A 15-year-old French boy who was gang-raped in Dubai is taking on the Emirates’ criminal justice system by trying to get his attackers prosecuted. And so far, he’s not having much success.
The authorities not only discouraged Alex from pressing charges, he, his family and French diplomats say; they raised the possibility of charging him with criminal homosexual activity, and neglected for weeks to inform him or his parents that one of his attackers had tested H.I.V. positive while in prison four years earlier.
“They tried to smother this story,” Alex said by phone from Switzerland, where he fled a month into his 10th-grade school year, fearing a jail term in Dubai if charged with homosexual activity. “Dubai, they say we build the highest towers, they have the best hotels. But all the news, they hide it. They don’t want the world to know that Dubai still lives in the Middle Ages.”
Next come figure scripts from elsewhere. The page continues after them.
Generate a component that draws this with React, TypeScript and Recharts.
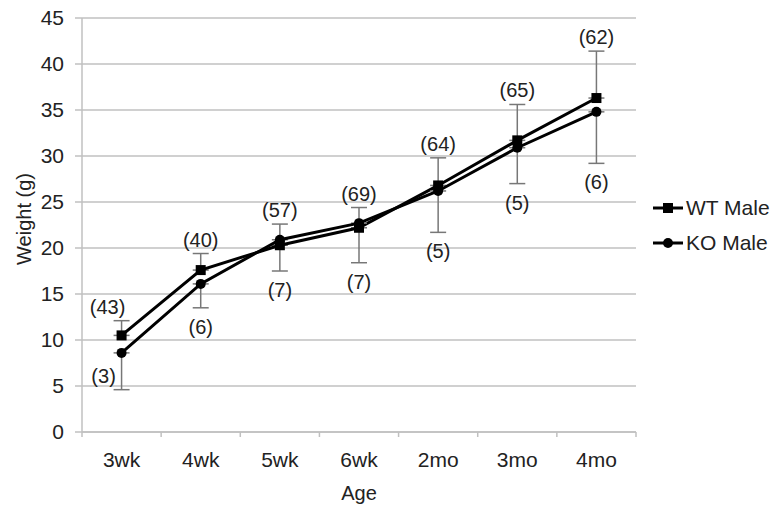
import React from 'react';
import {
  LineChart,
  Line,
  XAxis,
  YAxis,
  CartesianGrid,
  ErrorBar,
  LabelList,
  Legend,
} from 'recharts';

const categories = ['3wk', '4wk', '5wk', '6wk', '2mo', '3mo', '4mo'];
const wtMale = [10.5, 17.6, 20.3, 22.2, 26.8, 31.7, 36.3];
const wtErrUp = [1.6, 1.8, 2.3, 2.2, 3.0, 3.9, 5.1];
const wtCount = [43, 40, 57, 69, 64, 65, 62];
const koMale = [8.6, 16.1, 20.9, 22.7, 26.2, 30.9, 34.8];
const koErrDown = [4.0, 2.6, 3.4, 4.3, 4.5, 3.9, 5.6];
const koCount = [3, 6, 7, 7, 5, 5, 6];
const yTicks = [0, 5, 10, 15, 20, 25, 30, 35, 40, 45];
const legendOrder = ['wt', 'ko'];

const data = categories.map((age, i) => ({
  age,
  wt: wtMale[i],
  ko: koMale[i],
  wtErr: [0, wtErrUp[i]],
  koErr: [koErrDown[i], 0],
  wtCap: wtMale[i] + wtErrUp[i],
  koCap: koMale[i] - koErrDown[i],
  wtN: `(${wtCount[i]})`,
  koN: `(${koCount[i]})`,
}));

const FONT = '"Liberation Sans", Arial, sans-serif';
const TEXT = '#222';
const GRID = '#c0c0c0';
const FS = 21;

const AgeTick = (props: any) => {
  const { x, y, payload, index, width } = props;
  const half = (width || 554) / categories.length / 2;
  return (
    <g>
      <line x1={x - half} x2={x - half} y1={y} y2={y + 5} stroke={GRID} strokeWidth={1.5} />
      {index === categories.length - 1 && (
        <line x1={x + half} x2={x + half} y1={y} y2={y + 5} stroke={GRID} strokeWidth={1.5} />
      )}
      <text x={x} y={y + 35} textAnchor="middle" fill={TEXT} fontSize={FS} fontFamily={FONT}>
        {payload.value}
      </text>
    </g>
  );
};

const CountLabel = (above: boolean) => (props: any) => {
  const { x, y, value, index } = props;
  const dx = index === 0 ? (above ? -14 : -18) : 0;
  const dy = above ? -14 : index === 0 ? -14 : 19;
  return (
    <text
      x={x + dx}
      y={y + dy}
      textAnchor="middle"
      dominantBaseline="central"
      fill={TEXT}
      fontSize={20}
      fontFamily={FONT}
    >
      {value}
    </text>
  );
};

const WeightLabel = (props: any) => {
  const { viewBox } = props;
  const cy = viewBox.y + viewBox.height / 2 - 6;
  return (
    <text
      x={24}
      y={cy}
      transform={`rotate(-90 24 ${cy})`}
      textAnchor="middle"
      dominantBaseline="central"
      fill={TEXT}
      fontSize={20}
      fontFamily={FONT}
    >
      Weight (g)
    </text>
  );
};

const LegendContent = (props: any) => {
  const items = (props.payload || [])
    .filter((p: any) => legendOrder.includes(p.dataKey))
    .sort((a: any, b: any) => legendOrder.indexOf(a.dataKey) - legendOrder.indexOf(b.dataKey));
  return (
    <div style={{ fontFamily: FONT, fontSize: FS, color: TEXT, whiteSpace: 'nowrap' }}>
      {items.map((p: any) => (
        <div key={p.value} style={{ display: 'flex', alignItems: 'center', height: 35 }}>
          <svg width={30} height={14} style={{ flexShrink: 0 }}>
            <line x1={0} y1={7} x2={30} y2={7} stroke="#000" strokeWidth={3} />
            {p.dataKey === 'wt' ? (
              <rect x={10} y={2} width={10} height={10} fill="#000" />
            ) : (
              <circle cx={15} cy={7} r={5} fill="#000" />
            )}
          </svg>
          <span style={{ marginLeft: 3 }}>{p.value}</span>
        </div>
      ))}
    </div>
  );
};

const SquareDot = (props: any) => {
  const { cx, cy } = props;
  return <rect x={cx - 5} y={cy - 5} width={10} height={10} fill="#000" />;
};

export default function App() {
  return (
    <div style={{ position: 'absolute', left: 0, top: 0 }}>
      <LineChart
        width={778}
        height={513}
        data={data}
        margin={{ top: 18, right: 142, bottom: 0, left: 0 }}
      >
        <CartesianGrid vertical={false} stroke={GRID} strokeWidth={1.5} />
        <XAxis
          dataKey="age"
          scale="band"
          height={81}
          tickLine={false}
          tickSize={0}
          tickMargin={0}
          axisLine={{ stroke: GRID, strokeWidth: 1.5 }}
          tick={<AgeTick />}
          interval={0}
          label={{
            value: 'Age',
            position: 'insideBottom',
            offset: 13,
            fill: TEXT,
            fontSize: 20,
            fontFamily: FONT,
          }}
        />
        <YAxis
          width={82}
          domain={[0, 45]}
          ticks={yTicks}
          interval={0}
          tickSize={7}
          tickMargin={11}
          tickLine={{ stroke: GRID, strokeWidth: 1.5 }}
          axisLine={{ stroke: GRID, strokeWidth: 1.5 }}
          tick={{ fill: TEXT, fontSize: FS, fontFamily: FONT }}
          label={<WeightLabel />}
        />
        <Legend
          layout="vertical"
          align="center"
          verticalAlign="middle"
          wrapperStyle={{ left: 653, top: 190, width: 125 }}
          content={<LegendContent />}
        />
        <Line
          dataKey="wtCap"
          stroke="none"
          dot={false}
          activeDot={false}
          legendType="none"
          isAnimationActive={false}
        >
          <LabelList dataKey="wtN" content={CountLabel(true)} />
        </Line>
        <Line
          dataKey="koCap"
          stroke="none"
          dot={false}
          activeDot={false}
          legendType="none"
          isAnimationActive={false}
        >
          <LabelList dataKey="koN" content={CountLabel(false)} />
        </Line>
        <Line
          name="WT Male"
          dataKey="wt"
          stroke="#000"
          strokeWidth={3}
          dot={<SquareDot />}
          isAnimationActive={false}
        >
          <ErrorBar dataKey="wtErr" width={8} stroke="#777" strokeWidth={1.5} direction="y" />
        </Line>
        <Line
          name="KO Male"
          dataKey="ko"
          stroke="#000"
          strokeWidth={3}
          dot={{ r: 5, fill: '#000', stroke: '#000', strokeWidth: 0 }}
          isAnimationActive={false}
        >
          <ErrorBar dataKey="koErr" width={8} stroke="#777" strokeWidth={1.5} direction="y" />
        </Line>
      </LineChart>
    </div>
  );
}
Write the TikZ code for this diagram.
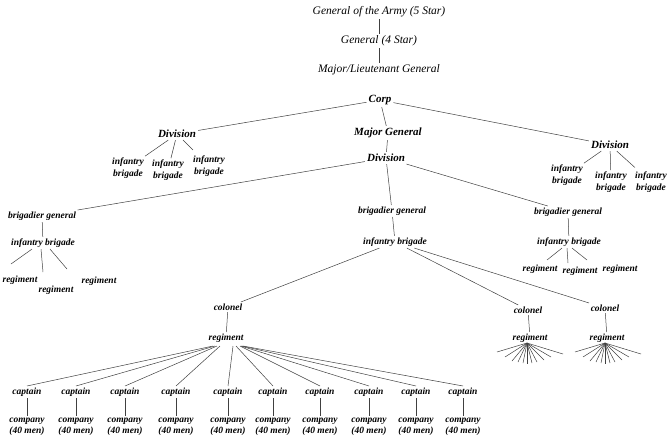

Alex and his parents say they chose to go public with his case in the hope that it would press the authorities to prosecute the men.
Good for them.
This takes a lot of bravery — not only is Alex challenging a foreign criminal justice system, but he’s also speaking openly about his sexual assault. And he’s doing both in a country where male rape victims aren’t recognized, and homosexuality is incredibly taboo:
United Arab Emirates law does not recognize rape of males, only a crime called “forced homosexuality.” The two adult men charged with sexually assaulting Alex have pleaded not guilty, although sperm from all three were found in Alex. The two adults appeared in court on Wednesday and were appointed a lawyer. They face trial before a three-judge panel on Nov. 7. The third, a minor, will be tried in juvenile court. Legal experts here say that men convicted of sexually assaulting other men usually serve sentences ranging from a few months to two years.
It also highlights the taboos surrounding H.I.V. and homosexuality that Dubai residents say have allowed rampant harassment of gays and have encouraged the health system to treat H.I.V. virtually in secret. (Under Emirates law, foreigners with H.I.V., or those convicted of homosexual activity, are deported.)
Hopefully this case will make a small dent in the culture of homophobia and hate. But I’m not so sure it’s going to demonstrate that the criminal justice system in the Emirates is as modern and enlightened as Dubai’s physical development would lead one to believe. After all, in an attempt to prove that they’re taking the case seriously, one prosecutor has said that he’ll be seeking to execute Alex’s attackers — and the death penalty is about as backwards as it gets.